Rejimin, işgalci İran’ın ajandasına hizmet etmek için sürdürdüğü tehcir ve soykırıma dayalı politikasına ve sivillere yönelik kuşatma, bombardıman ve terör uygulama ısrarına karşı Horanlı gençler ve sivil halkı temsil eden önde gelenler ise direnişi seçmiştir.
SMDK olarak, uluslararası topluma Dera’daki sivilleri koruma sorumluluğunu hatırlatmakla birlikte, Esed rejimi ve İran’a bağlı mezhepçi militanların bölgede makul bir çözüm için herşeyi yapan sivil halka yönelik yeni bir katliama girişme tehlikesine karşı uyarıyoruz.
Soykırım ve tehcir tehdidi altındaki Horan’ın kahraman evlatları, vatanları ve devrimlerini omuzlarında taşımakta ve uzun süredir devam eden acımasız bir kuşatmaya göğüs germektedir.

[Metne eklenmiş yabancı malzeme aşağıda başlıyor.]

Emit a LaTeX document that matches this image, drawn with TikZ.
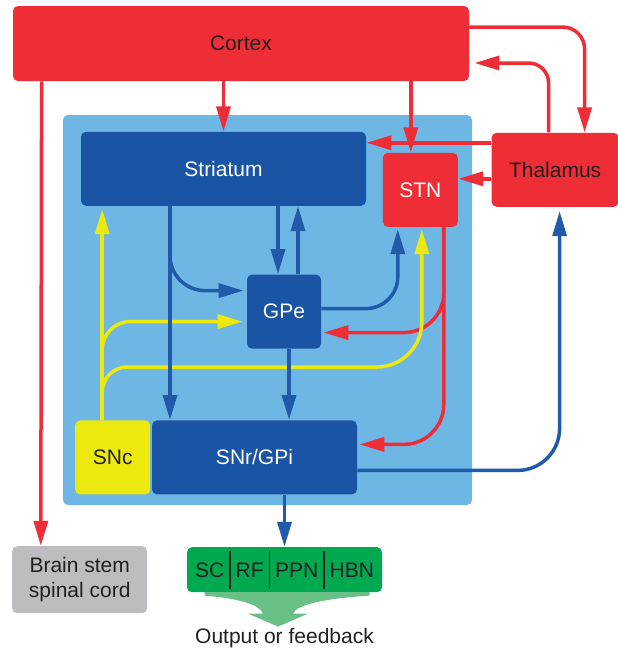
\documentclass[tikz,border=0pt]{standalone}
\usepackage{fontspec}
\setmainfont{Liberation Sans}
\usetikzlibrary{positioning, calc, arrows.meta}

\definecolor{cortexred}{RGB}{239,45,54}
\definecolor{nucleusblue}{RGB}{26,85,165}
\definecolor{pathblue}{RGB}{31,91,170}
\definecolor{gangliablue}{RGB}{110,183,228}
\definecolor{dopayellow}{RGB}{236,233,15}
\definecolor{outgreen}{RGB}{0,168,80}
\definecolor{funnelgreen}{RGB}{104,192,134}
\definecolor{stemgray}{RGB}{188,189,193}
\definecolor{labelblack}{RGB}{35,31,32}

\begin{document}
\begin{tikzpicture}[x=1pt, y=1pt, thick, >={Triangle[length=25pt, width=14pt]}, font=\fontsize{21}{25}\selectfont]
        % Define block styles
        \tikzstyle{block} = [rectangle, rounded corners=5pt, inner sep=0pt, minimum height=74pt, text=labelblack]
        \tikzstyle{nucleus} = [block, fill=nucleusblue, text=white]
        \tikzstyle{redpath} = [draw=cortexred, line width=3.5pt, ->]
        \tikzstyle{bluepath} = [draw=pathblue, line width=3.5pt, ->]
        \tikzstyle{yellowpath} = [draw=dopayellow, line width=3.5pt, ->]

        \useasboundingbox (0,0) rectangle (618,-648);

        % Basal ganglia background
        \node [block, fill=gangliablue, minimum width=409pt, minimum height=390pt] (ganglia) at (267.5,-310) {};

        % Place nodes
        \node [block, fill=cortexred, minimum width=456pt, minimum height=75pt] (cortex) at (241,-43.5) {Cortex};
        \node [nucleus, minimum width=285pt, below=50pt of cortex.south west, anchor=north west, xshift=68pt] (striatum) {Striatum};
        \node [block, fill=cortexred, text=white, minimum width=75pt, right=16pt of striatum.north east, anchor=north west, yshift=-21pt] (stn) {STN};
        \node [block, fill=cortexred, minimum width=127pt, right=33pt of stn.north east, anchor=north west, yshift=20pt] (thalamus) {Thalamus};
        \node [nucleus, minimum width=74pt, below=68pt of striatum.south, xshift=60.5pt] (gpe) {GPe};
        \node [nucleus, minimum width=205pt, below=71pt of gpe.south, xshift=-29.5pt] (snr) {SNr/GPi};
        \node [block, fill=dopayellow, minimum width=75pt, left=1pt of snr] (snc) {SNc};
        \node [block, fill=stemgray, minimum width=135pt, minimum height=67pt, align=center, below=51pt of snc.south west, anchor=north west, xshift=-63pt] (brainstem) {Brain stem\\spinal cord};
        \node [block, fill=outgreen, minimum width=195pt, minimum height=45pt, below=52pt of snr.south, xshift=30pt] (output)
            {\setlength{\tabcolsep}{5.7pt}\renewcommand{\arraystretch}{1.52}\setlength{\arrayrulewidth}{1.6pt}%
             \begin{tabular}{c|c|c|c}SC & RF & PPN & HBN\end{tabular}};
        \node [text=labelblack, below=51pt of output.south, anchor=base] (feedback) {Output or feedback};

        % Output funnel
        \begin{scope}[shift={(output.south)}]
            \fill [funnelgreen] (-80,0.5) -- (85,0.5) -- (85,-3) .. controls (40,-6) and (12,-12) .. (8.5,-21) -- (23.5,-21) -- (-6.5,-34) -- (-36.5,-21) -- (-21.5,-21) .. controls (-25,-12) and (-45,-6) .. (-80,-3) -- cycle;
        \end{scope}

        % Draw connections as arrows
        \draw [redpath] ([xshift=29pt]cortex.south west) -- ([xshift=29pt]brainstem.north west);
        \draw [redpath] (cortex.south -| striatum.north) -- (striatum.north);
        \draw [redpath] ([xshift=-9.5pt]cortex.south -| stn.north) -- ([xshift=-9.5pt]stn.north);
        \draw [redpath, rounded corners=22pt] ([yshift=16.5pt]cortex.east) -| ([xshift=29.5pt]thalamus.north);
        \draw [redpath, rounded corners=20pt] ([xshift=-6.5pt]thalamus.north) |- ([xshift=5pt, yshift=-19.5pt]cortex.east);
        \draw [redpath] ([yshift=27pt]thalamus.west) -- ([yshift=27pt]thalamus.west -| striatum.east);
        \draw [redpath] ([yshift=-9pt]thalamus.west) -- ([yshift=-9pt]thalamus.west -| stn.east);
        \draw [redpath, rounded corners=40pt] ([xshift=23.5pt]stn.south) |- ([xshift=2pt, yshift=-21pt]gpe.east);
        \draw [redpath, rounded corners=40pt] ([xshift=23.5pt]stn.south) |- ([xshift=2pt, yshift=13pt]snr.east);

        \draw [yellowpath] ([xshift=-10.5pt]snc.north) -- ([xshift=-10.5pt, yshift=-3pt]snc.north |- striatum.south);
        \draw [yellowpath, rounded corners=28pt] ([xshift=-10.5pt]snc.north) |- ([xshift=-4pt, yshift=-10pt]gpe.west);
        \draw [yellowpath, rounded corners=25pt] ([xshift=-10.5pt]snc.north) |- ([yshift=-18pt]gpe.south) [rounded corners=45pt] -| ([xshift=1.5pt, yshift=-2pt]stn.south);

        \draw [bluepath] ([xshift=-6pt]gpe.north |- striatum.south) -- ([xshift=-6pt]gpe.north);
        \draw [bluepath] ([xshift=14pt]gpe.north) -- ([xshift=14pt]gpe.north |- striatum.south);
        \draw [bluepath] ([xshift=-53.5pt]striatum.south) -- ([xshift=-53.5pt]striatum.south |- snr.north);
        \draw [bluepath, rounded corners=35pt] ([xshift=-53.5pt]striatum.south) |- ([xshift=-3pt, yshift=21pt]gpe.west);
        \draw [bluepath, rounded corners=32pt] ([yshift=3pt]gpe.east) -| ([xshift=-22.5pt, yshift=-2pt]stn.south);
        \draw [bluepath] ([xshift=5pt]gpe.south) -- ([xshift=5pt]gpe.south |- snr.north);
        \draw [bluepath] (snr.south -| output.north) -- (output.north);
        \draw [bluepath, rounded corners=42pt] ([yshift=-13pt]snr.east) -| ([xshift=4.5pt, yshift=-4pt]thalamus.south);

    \end{tikzpicture}
\end{document}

Onlar herhangi bir provokasyona kapılmış değillerdir. Dolayısıyla bütün devrimci güçler, Horan’daki sivillerle dayanışma göstermelidir.

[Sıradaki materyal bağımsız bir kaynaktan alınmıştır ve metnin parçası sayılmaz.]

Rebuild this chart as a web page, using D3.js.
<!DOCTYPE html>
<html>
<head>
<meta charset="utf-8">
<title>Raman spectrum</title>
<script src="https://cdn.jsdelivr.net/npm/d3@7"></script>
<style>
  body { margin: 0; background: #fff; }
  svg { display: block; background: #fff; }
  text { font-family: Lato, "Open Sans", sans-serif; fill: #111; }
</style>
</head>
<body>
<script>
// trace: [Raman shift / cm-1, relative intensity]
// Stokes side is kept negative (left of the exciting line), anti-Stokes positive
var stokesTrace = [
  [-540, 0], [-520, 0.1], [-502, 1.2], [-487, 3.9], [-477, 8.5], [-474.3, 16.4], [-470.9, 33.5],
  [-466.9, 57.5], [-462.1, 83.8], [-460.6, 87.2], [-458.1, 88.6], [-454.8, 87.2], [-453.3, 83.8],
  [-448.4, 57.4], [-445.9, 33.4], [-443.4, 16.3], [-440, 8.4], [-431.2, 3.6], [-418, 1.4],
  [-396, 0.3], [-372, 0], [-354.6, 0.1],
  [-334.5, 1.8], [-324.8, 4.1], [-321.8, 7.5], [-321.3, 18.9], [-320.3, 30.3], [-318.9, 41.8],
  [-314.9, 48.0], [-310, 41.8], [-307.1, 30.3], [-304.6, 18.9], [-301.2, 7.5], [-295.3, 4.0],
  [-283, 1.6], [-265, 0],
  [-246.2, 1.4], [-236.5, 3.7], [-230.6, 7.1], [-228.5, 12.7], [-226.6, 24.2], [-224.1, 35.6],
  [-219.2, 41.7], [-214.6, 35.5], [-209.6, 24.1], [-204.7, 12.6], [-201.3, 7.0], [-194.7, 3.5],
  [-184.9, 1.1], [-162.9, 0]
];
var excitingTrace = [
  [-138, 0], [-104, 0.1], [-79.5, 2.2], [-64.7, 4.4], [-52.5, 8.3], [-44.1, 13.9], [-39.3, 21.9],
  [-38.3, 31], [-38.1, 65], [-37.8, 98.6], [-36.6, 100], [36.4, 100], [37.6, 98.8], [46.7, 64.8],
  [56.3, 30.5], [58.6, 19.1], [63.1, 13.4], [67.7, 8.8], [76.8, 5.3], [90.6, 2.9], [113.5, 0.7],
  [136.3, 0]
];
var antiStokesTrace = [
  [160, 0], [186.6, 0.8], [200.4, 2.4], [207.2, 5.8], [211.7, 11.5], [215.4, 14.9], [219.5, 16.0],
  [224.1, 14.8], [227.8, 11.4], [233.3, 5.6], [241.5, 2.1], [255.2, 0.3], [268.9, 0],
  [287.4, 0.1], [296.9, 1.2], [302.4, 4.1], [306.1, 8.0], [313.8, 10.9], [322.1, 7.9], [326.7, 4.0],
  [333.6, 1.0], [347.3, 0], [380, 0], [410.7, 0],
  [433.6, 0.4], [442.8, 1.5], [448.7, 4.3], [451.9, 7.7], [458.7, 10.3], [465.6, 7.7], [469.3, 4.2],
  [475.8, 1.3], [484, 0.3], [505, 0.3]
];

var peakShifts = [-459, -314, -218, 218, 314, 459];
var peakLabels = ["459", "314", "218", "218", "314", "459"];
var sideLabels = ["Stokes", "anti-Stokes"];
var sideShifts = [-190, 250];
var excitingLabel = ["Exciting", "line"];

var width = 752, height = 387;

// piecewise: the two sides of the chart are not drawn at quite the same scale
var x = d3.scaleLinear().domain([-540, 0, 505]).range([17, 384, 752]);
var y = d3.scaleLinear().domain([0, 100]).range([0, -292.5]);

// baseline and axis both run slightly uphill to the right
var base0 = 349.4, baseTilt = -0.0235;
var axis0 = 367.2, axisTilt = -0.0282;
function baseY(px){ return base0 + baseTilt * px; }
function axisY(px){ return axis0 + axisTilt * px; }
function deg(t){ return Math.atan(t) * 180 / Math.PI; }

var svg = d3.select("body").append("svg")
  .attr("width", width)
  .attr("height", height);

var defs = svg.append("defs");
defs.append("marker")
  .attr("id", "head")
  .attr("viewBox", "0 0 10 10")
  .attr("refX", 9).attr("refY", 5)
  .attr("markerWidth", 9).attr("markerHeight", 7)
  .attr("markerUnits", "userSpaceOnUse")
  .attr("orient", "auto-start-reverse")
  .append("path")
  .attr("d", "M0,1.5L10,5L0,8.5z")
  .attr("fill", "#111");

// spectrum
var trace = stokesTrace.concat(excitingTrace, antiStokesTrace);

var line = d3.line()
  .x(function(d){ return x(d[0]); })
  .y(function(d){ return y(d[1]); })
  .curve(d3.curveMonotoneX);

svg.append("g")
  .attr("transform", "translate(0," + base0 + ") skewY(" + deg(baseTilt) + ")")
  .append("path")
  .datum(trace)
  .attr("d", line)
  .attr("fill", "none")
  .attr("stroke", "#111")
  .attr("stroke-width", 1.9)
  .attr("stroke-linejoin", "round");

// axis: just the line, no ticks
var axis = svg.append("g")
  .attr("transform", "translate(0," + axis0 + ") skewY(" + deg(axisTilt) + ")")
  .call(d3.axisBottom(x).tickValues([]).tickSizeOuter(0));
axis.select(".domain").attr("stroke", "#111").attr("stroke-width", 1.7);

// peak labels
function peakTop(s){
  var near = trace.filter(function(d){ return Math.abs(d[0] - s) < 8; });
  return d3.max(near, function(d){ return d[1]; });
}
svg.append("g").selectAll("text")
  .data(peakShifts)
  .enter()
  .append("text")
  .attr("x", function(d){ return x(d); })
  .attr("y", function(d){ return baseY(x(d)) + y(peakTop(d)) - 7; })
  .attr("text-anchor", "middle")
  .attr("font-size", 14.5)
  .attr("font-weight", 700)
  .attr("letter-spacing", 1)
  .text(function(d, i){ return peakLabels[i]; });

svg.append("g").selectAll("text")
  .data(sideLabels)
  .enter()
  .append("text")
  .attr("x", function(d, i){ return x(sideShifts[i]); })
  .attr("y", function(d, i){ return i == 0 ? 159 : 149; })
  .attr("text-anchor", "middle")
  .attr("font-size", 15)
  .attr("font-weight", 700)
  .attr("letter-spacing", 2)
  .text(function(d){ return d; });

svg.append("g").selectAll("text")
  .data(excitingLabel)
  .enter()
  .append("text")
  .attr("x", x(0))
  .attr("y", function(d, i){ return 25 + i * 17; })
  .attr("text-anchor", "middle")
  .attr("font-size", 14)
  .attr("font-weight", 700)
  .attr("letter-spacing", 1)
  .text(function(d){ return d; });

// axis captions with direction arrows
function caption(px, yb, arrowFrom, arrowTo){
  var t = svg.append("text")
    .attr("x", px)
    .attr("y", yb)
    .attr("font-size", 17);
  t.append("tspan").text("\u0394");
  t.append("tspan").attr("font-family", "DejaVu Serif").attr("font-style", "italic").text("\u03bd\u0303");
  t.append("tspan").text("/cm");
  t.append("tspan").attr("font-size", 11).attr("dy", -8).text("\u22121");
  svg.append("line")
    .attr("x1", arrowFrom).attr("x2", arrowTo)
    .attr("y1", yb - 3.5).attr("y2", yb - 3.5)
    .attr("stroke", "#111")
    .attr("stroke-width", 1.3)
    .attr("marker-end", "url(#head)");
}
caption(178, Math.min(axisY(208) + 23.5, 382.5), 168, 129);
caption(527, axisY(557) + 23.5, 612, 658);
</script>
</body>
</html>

Uluslararası toplum, Esed rejimine kuşatmaları kaldırmak ve bombardımanları durdurarak, kabul ettiği anlaşmalara uygun davranması yönünde mesaj gönderecek sağlam bir tavır takınmalı ve rejim ile destekçilerinin planlarına karşı sorumluluk yüklenerek harekete geçmelidir. Uluslararası toplumun içinde bulunduğu bu sessizlik anlaşılabilir değildir.
Bizler, SMDK olarak Horan halkının savaş suçlularına karşı vatanını korumak için verdiği mücadelenin yanındayız. Topraklarını terk etmeme ve direniş ısrarlarını selamlarken, herhangi bir Suriyelinin vatanından tehcir edilmesine yönelik projeleri bir kez daha reddediyoruz.
Bölge ülkelerini İran’ın Suriye’deki kirli emellerine karşı bir kez daha uyarırken, Dera halkına karşı işlenen katliamlara sessiz kalmanın bu katliamlara ortak olmak anlamına geleceğinin altını çiziyoruz.